- Active: 1941 - 1942
- Country: Soviet Union
- Branch: Red Army
- Type: Division
- Role: Infantry
- Engagements: Battle of the Kerch Peninsula

Commanders
- Notable commanders: Col. Yakov Lvovich Steyman Col. Kasim Mukamedyarovich Mukamedyarov

= 398th Rifle Division =

The 398th Rifle Division was raised in 1941 as an infantry division of the Red Army, and served briefly during the Second World War in that role. The division followed a very similar combat path to that of the 396th Rifle Division in that unit's 1st formation. It was first formed in August in the Transcaucasus Military District. In January, 1942 it was moved to the Crimea where it joined the 44th Army in Crimean Front. On May 8, now in the 51st Army, it came under attack by the German 11th Army as part of Operation Trappenjagd and within days it was destroyed in the Kerch peninsula, being officially disbanded on May 19 after one of the briefest careers of any Soviet division. The 398th was never reformed.

==Formation==
The 398th began forming on August 19, 1941, at Kirovabad, Azerbaijan, in the Transcaucasus Military District. Its order of battle, based on the first wartime shtat (table of organization and equipment) for rifle divisions, was as follows:
- 821st Rifle Regiment
- 824th Rifle Regiment
- 826th Rifle Regiment
- 958th Artillery Regiment
- 176th Antitank Battalion
- 186th Antiaircraft Battery (later 682nd Antiaircraft Battalion)
- 680th Mortar Battalion
- 457th Reconnaissance Company
- 676th Sapper Battalion
- 846th Signal Battalion
- 480th Medical/Sanitation Battalion
- 473rd Chemical Protection (Anti-gas) Company
- 510th Motor Transport Company
- 245th Field Bakery
- 820th Divisional Veterinary Hospital
- 1453rd Field Postal Station
- 725th Field Office of the State Bank
Col. Yakov Lvovich Steyman was assigned to command of the division on the day it formed, and he would remain in command until March 13, 1942. It continued forming under the military district headquarters into November when it was assigned to 51st Army but remained under the military district.

===Battle of the Kerch Peninsula===
In late January the 398th crossed into Crimea via the ice road that had been built across the Kerch Strait, and was assigned to 44th Army which was subordinated to the new Crimean Front on January 28. On March 14 Col. Steyman was replaced in command by Col. Kasim Mukamedyarovich Mukamedyarov. By April 1 it had returned to 51st Army, which had done most of the fighting in the four offensives conducted by the Front between February 27 and April 11 and had suffered casualties accordingly.

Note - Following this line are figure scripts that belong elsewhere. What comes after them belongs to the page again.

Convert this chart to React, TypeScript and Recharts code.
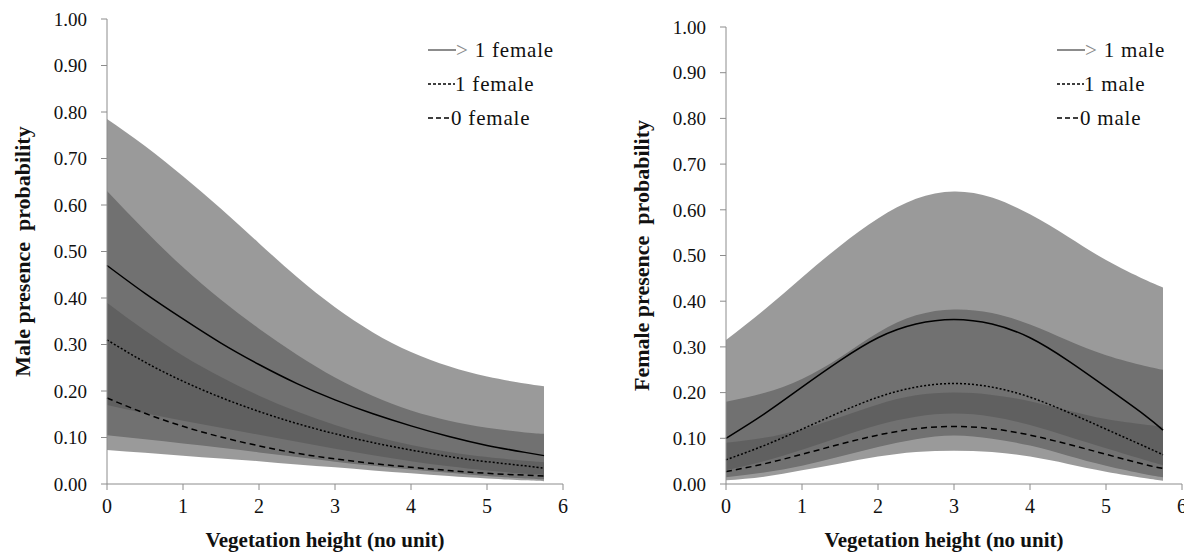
import {
  ComposedChart,
  Area,
  Line,
  XAxis,
  YAxis,
  Legend,
} from "recharts";

const FONT = '"Liberation Serif", "Times New Roman", serif';

// vegetation height sample points
const xs = [0, 0.5, 1, 1.5, 2, 2.5, 3, 3.5, 4, 4.5, 5, 5.5, 5.75];

// left panel: male presence probability
const maleGt1 = [0.47, 0.41, 0.355, 0.303, 0.257, 0.216, 0.181, 0.151, 0.125, 0.102, 0.083, 0.068, 0.061];
const maleGt1Lo = [0.17, 0.152, 0.136, 0.121, 0.106, 0.091, 0.076, 0.062, 0.049, 0.038, 0.029, 0.022, 0.02];
const maleGt1Hi = [0.785, 0.727, 0.662, 0.592, 0.518, 0.445, 0.38, 0.326, 0.284, 0.253, 0.231, 0.216, 0.21];
const male1 = [0.31, 0.262, 0.221, 0.186, 0.156, 0.13, 0.108, 0.089, 0.073, 0.059, 0.048, 0.039, 0.034];
const male1Lo = [0.105, 0.096, 0.087, 0.078, 0.068, 0.058, 0.048, 0.039, 0.031, 0.024, 0.017, 0.012, 0.01];
const male1Hi = [0.63, 0.545, 0.466, 0.396, 0.334, 0.278, 0.229, 0.189, 0.158, 0.136, 0.121, 0.111, 0.108];
const male0 = [0.185, 0.152, 0.124, 0.101, 0.082, 0.066, 0.054, 0.044, 0.036, 0.029, 0.023, 0.019, 0.017];
const male0Lo = [0.073, 0.067, 0.061, 0.055, 0.049, 0.042, 0.036, 0.029, 0.023, 0.017, 0.012, 0.008, 0.006];
const male0Hi = [0.39, 0.33, 0.276, 0.23, 0.19, 0.156, 0.127, 0.103, 0.084, 0.069, 0.058, 0.05, 0.047];

// right panel: female presence probability
const femGt1 = [0.1, 0.153, 0.212, 0.27, 0.32, 0.35, 0.36, 0.35, 0.32, 0.27, 0.212, 0.152, 0.118];
const femGt1Lo = [0.03, 0.05, 0.075, 0.103, 0.129, 0.147, 0.154, 0.147, 0.129, 0.104, 0.078, 0.053, 0.041];
const femGt1Hi = [0.315, 0.381, 0.452, 0.521, 0.581, 0.624, 0.64, 0.627, 0.59, 0.541, 0.49, 0.448, 0.43];
const fem1 = [0.053, 0.084, 0.12, 0.157, 0.19, 0.212, 0.22, 0.212, 0.19, 0.157, 0.12, 0.083, 0.064];
const fem1Lo = [0.015, 0.025, 0.04, 0.06, 0.081, 0.098, 0.106, 0.099, 0.084, 0.062, 0.04, 0.022, 0.015];
const fem1Hi = [0.18, 0.199, 0.23, 0.277, 0.331, 0.369, 0.382, 0.374, 0.349, 0.314, 0.282, 0.259, 0.25];
const fem0 = [0.027, 0.044, 0.065, 0.087, 0.107, 0.121, 0.126, 0.121, 0.107, 0.087, 0.065, 0.043, 0.034];
const fem0Lo = [0.008, 0.016, 0.03, 0.045, 0.06, 0.07, 0.073, 0.07, 0.06, 0.044, 0.027, 0.013, 0.007];
const fem0Hi = [0.09, 0.101, 0.12, 0.146, 0.174, 0.194, 0.2, 0.195, 0.181, 0.161, 0.142, 0.13, 0.125];

const xTicks = [0, 1, 2, 3, 4, 5, 6];
const yTicks = [0, 0.1, 0.2, 0.3, 0.4, 0.5, 0.6, 0.7, 0.8, 0.9, 1];

const maleLegend = ["1 female", "1 female", "0 female"];
const femaleLegend = ["1 male", "1 male", "0 male"];

function buildRows(
  hi: number[], hiLo: number[], hiHi: number[],
  mid: number[], midLo: number[], midHi: number[],
  low: number[], lowLo: number[], lowHi: number[]
) {
  return xs.map((x, i) => ({
    x,
    a: hi[i],
    aBand: [hiLo[i], hiHi[i]],
    b: mid[i],
    bBand: [midLo[i], midHi[i]],
    c: low[i],
    cBand: [lowLo[i], lowHi[i]],
  }));
}

const maleData = buildRows(maleGt1, maleGt1Lo, maleGt1Hi, male1, male1Lo, male1Hi, male0, male0Lo, male0Hi);
const femaleData = buildRows(femGt1, femGt1Lo, femGt1Hi, fem1, fem1Lo, fem1Hi, fem0, fem0Lo, fem0Hi);

// overlapping translucent bands give the three grey levels
const BAND = "#555555";
const BAND_OPACITY = 0.594;
const AXIS = "#8c8c8c";

function LegendBox({ labels }: { labels: string[] }) {
  const row = { height: 34, display: "flex", alignItems: "center", whiteSpace: "nowrap" as const };
  const sym = { flexShrink: 0, display: "block" };
  return (
    <div style={{ fontFamily: FONT, fontSize: 21, color: "#111", letterSpacing: 0.8 }}>
      <div style={row}>
        <svg width={28} height={10} style={sym}><line x1={0} y1={5} x2={28} y2={5} stroke="#666" strokeWidth={1.5} /></svg>
        <span style={{ color: "#888" }}>&gt;</span>
        <span>&nbsp;{labels[0]}</span>
      </div>
      <div style={row}>
        <svg width={27} height={10} style={sym}><line x1={0} y1={5} x2={27} y2={5} stroke="#000" strokeWidth={1.5} strokeDasharray="3 2" /></svg>
        <span>{labels[1]}</span>
      </div>
      <div style={row}>
        <svg width={23} height={10} style={sym}><line x1={0} y1={5} x2={23} y2={5} stroke="#000" strokeWidth={1.5} strokeDasharray="5 3" /></svg>
        <span>{labels[2]}</span>
      </div>
    </div>
  );
}

function Panel({
  data, yTitle, legend, top, legendLeft,
}: {
  data: ReturnType<typeof buildRows>;
  yTitle: string;
  legend: string[];
  top: number;
  legendLeft: number;
}) {
  return (
    <ComposedChart
      width={573}
      height={554}
      data={data}
      margin={{ top, right: 10, left: 0, bottom: 0 }}
    >
      <XAxis
        type="number"
        dataKey="x"
        domain={[0, 6]}
        ticks={xTicks}
        height={70}
        stroke={AXIS}
        tickSize={6}
        tickMargin={9}
        tick={{ fill: "#111", fontSize: 20, fontFamily: FONT }}
        label={(props: any) => {
          const vb = props.viewBox;
          return (
            <text
              x={vb.x + vb.width / 2 - 10}
              y={vb.y + 63}
              textAnchor="middle"
              fontFamily={FONT}
              fontWeight="bold"
              fontSize={21}
              fill="#111"
            >
              Vegetation height (no unit)
            </text>
          );
        }}
      />
      <YAxis
        type="number"
        domain={[0, 1]}
        ticks={yTicks}
        width={107}
        stroke={AXIS}
        tickSize={6}
        tickMargin={14}
        tickFormatter={(v) => v.toFixed(2)}
        tick={{ fill: "#111", fontSize: 19, fontFamily: FONT }}
        label={(props: any) => {
          const vb = props.viewBox;
          const cx = vb.x + 22;
          const cy = vb.y + vb.height / 2;
          return (
            <text
              x={cx}
              y={cy}
              transform={`rotate(-90 ${cx} ${cy})`}
              textAnchor="middle"
              dominantBaseline="central"
              fontFamily={FONT}
              fontWeight="bold"
              fontSize={22}
              fill="#111"
              style={{ whiteSpace: "pre" }}
            >
              {yTitle}
            </text>
          );
        }}
      />
      <Legend
        layout="horizontal"
        verticalAlign="middle"
        align="center"
        wrapperStyle={{ left: legendLeft, top: 33, width: "auto", height: "auto" }}
        content={() => <LegendBox labels={legend} />}
      />
      <Area type="natural" dataKey="aBand" fill={BAND} fillOpacity={BAND_OPACITY} stroke="none" isAnimationActive={false} />
      <Area type="natural" dataKey="bBand" fill={BAND} fillOpacity={BAND_OPACITY} stroke="none" isAnimationActive={false} />
      <Area type="natural" dataKey="cBand" fill={BAND} fillOpacity={BAND_OPACITY} stroke="none" isAnimationActive={false} />
      <Line type="natural" dataKey="a" stroke="#000" strokeWidth={1.5} dot={false} isAnimationActive={false} />
      <Line type="natural" dataKey="b" stroke="#000" strokeWidth={1.5} strokeDasharray="2 2" dot={false} isAnimationActive={false} />
      <Line type="natural" dataKey="c" stroke="#000" strokeWidth={1.5} strokeDasharray="6 4" dot={false} isAnimationActive={false} />
    </ComposedChart>
  );
}

export default function App() {
  return (
    <div style={{ position: "relative", width: 1192, height: 554, marginTop: -8, marginLeft: -8, background: "#fff", overflow: "hidden" }}>
      <div style={{ position: "absolute", left: 0, top: 0 }}>
        <Panel data={maleData} yTitle="Male presence  probability" legend={maleLegend} top={19} legendLeft={428} />
      </div>
      <div style={{ position: "absolute", left: 619, top: 0 }}>
        <Panel data={femaleData} yTitle="Female presence  probability" legend={femaleLegend} top={27} legendLeft={438} />
      </div>
    </div>
  );
}
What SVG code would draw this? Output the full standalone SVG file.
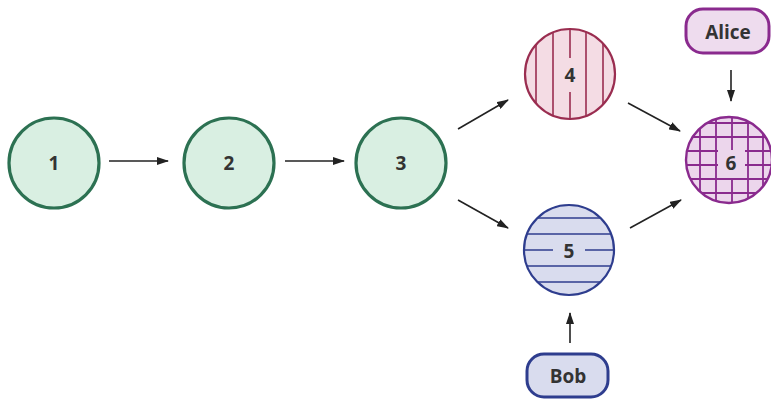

Before the fourth offensive ended the commander of German 11th Army, General Erich von Manstein, began planning an operation to destroy all three armies of Crimean Front in one stroke. Operation Trappenjagd would initially target the 44th Army, which was defending a sector about 6 km long with five rifle divisions and two tank brigades. Although defenses in depth had been prepared, almost all the rifle units were deployed within 3 km of the front line. When the attack began on May 8 German airstrikes quickly achieved air superiority and a 10-minute artillery preparation on the first-line divisions of the Army began at 0415 hours. Meanwhile, a flotilla of assault boats landed a German force 1,500m behind the anti-tank ditch across the Parpach Narrows to disrupt the second echelon defenses. Overnight the ditch was bridged, and late on the 9th Manstein was able to commit the 22nd Panzer Division which by the middle of the next day reached the Sea of Azov, cutting off the 51st Army as well as the remnants of the 44th. The 398th was caught up in this mayhem and while some of its men were among the approximately 50,000 evacuated from Crimea to the Taman Peninsula, most were killed or captured and the division was officially stricken from the Red Army order of battle just a few days later on May 19.